▶ [DATA EXTRACT]:
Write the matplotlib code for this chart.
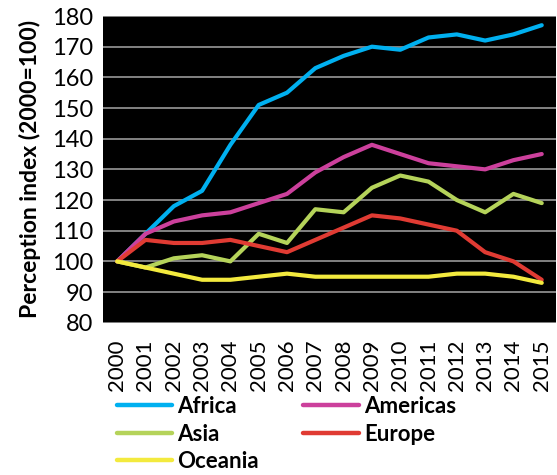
import matplotlib.pyplot as plt
import numpy as np

# data
years = [str(y) for y in range(2000, 2016)]
africa = [100, 109, 118, 123, 138, 151, 155, 163, 167, 170, 169, 173, 174, 172, 174, 177]
americas = [100, 109, 113, 115, 116, 119, 122, 129, 134, 138, 135, 132, 131, 130, 133, 135]
asia = [100, 98, 101, 102, 100, 109, 106, 117, 116, 124, 128, 126, 120, 116, 122, 119]
europe = [100, 107, 106, 106, 107, 105, 103, 107, 111, 115, 114, 112, 110, 103, 100, 94]
oceania = [100, 98, 96, 94, 94, 95, 96, 95, 95, 95, 95, 95, 96, 96, 95, 93]

series = [
    ("Africa", africa, "#00B0F0"),
    ("Americas", americas, "#CC409C"),
    ("Asia", asia, "#B5D35A"),
    ("Europe", europe, "#E03B33"),
    ("Oceania", oceania, "#F3EA3E"),
]

plt.rcParams['font.family'] = ['Lato', 'DejaVu Sans']

fig = plt.figure(figsize=(5.57, 4.75), dpi=100)
ax = fig.add_axes([0.185, 0.3206, 0.813, 0.6457])
ax.set_facecolor("black")

x = np.arange(len(years))
lines = {}
for name, vals, col in series:
    lines[name], = ax.plot(x, vals, color=col, lw=3.0, label=name,
                           solid_joinstyle="round", solid_capstyle="round", zorder=3)

ax.set_xlim(-0.5, len(years) - 0.5)
ax.set_ylim(80, 180)
ax.set_yticks(range(80, 181, 10))
ax.set_xticks(x)
ax.set_xticklabels(years, rotation=90, fontsize=16)
ax.tick_params(axis="y", labelsize=17, length=0, pad=7)
ax.tick_params(axis="x", length=0, pad=12)
ax.yaxis.grid(True, color="#8C8C8C", lw=1.3, zorder=1)
ax.set_axisbelow(True)
for s in ax.spines.values():
    s.set_visible(False)

ax.set_ylabel("Perception index (2000=100)", fontsize=16.5, fontweight="bold",
              labelpad=8)

# legend filled row by row like the original (matplotlib fills columns)
order = ["Africa", "Asia", "Oceania", "Americas", "Europe"]
leg = fig.legend([lines[n] for n in order], order, loc="upper left",
                 bbox_to_anchor=(0.190, 0.190), ncol=2,
                 frameon=False, borderpad=0, handlelength=2.5, handletextpad=0.22,
                 columnspacing=2.0, labelspacing=0.3,
                 prop={"weight": "bold", "size": 16})
for line in leg.get_lines():
    line.set_linewidth(3.2)
    line.set_solid_capstyle("round")

fig.savefig("out.png", dpi=100)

▶ [WORK REQUIRED]:
Repeat the listing above up to and including the line with "import numpy as np", starting from its first line. Drop any pictures.

▶ [OUTPUT OF THE TASK]:
Write the matplotlib code for this chart.
import matplotlib.pyplot as plt
import numpy as np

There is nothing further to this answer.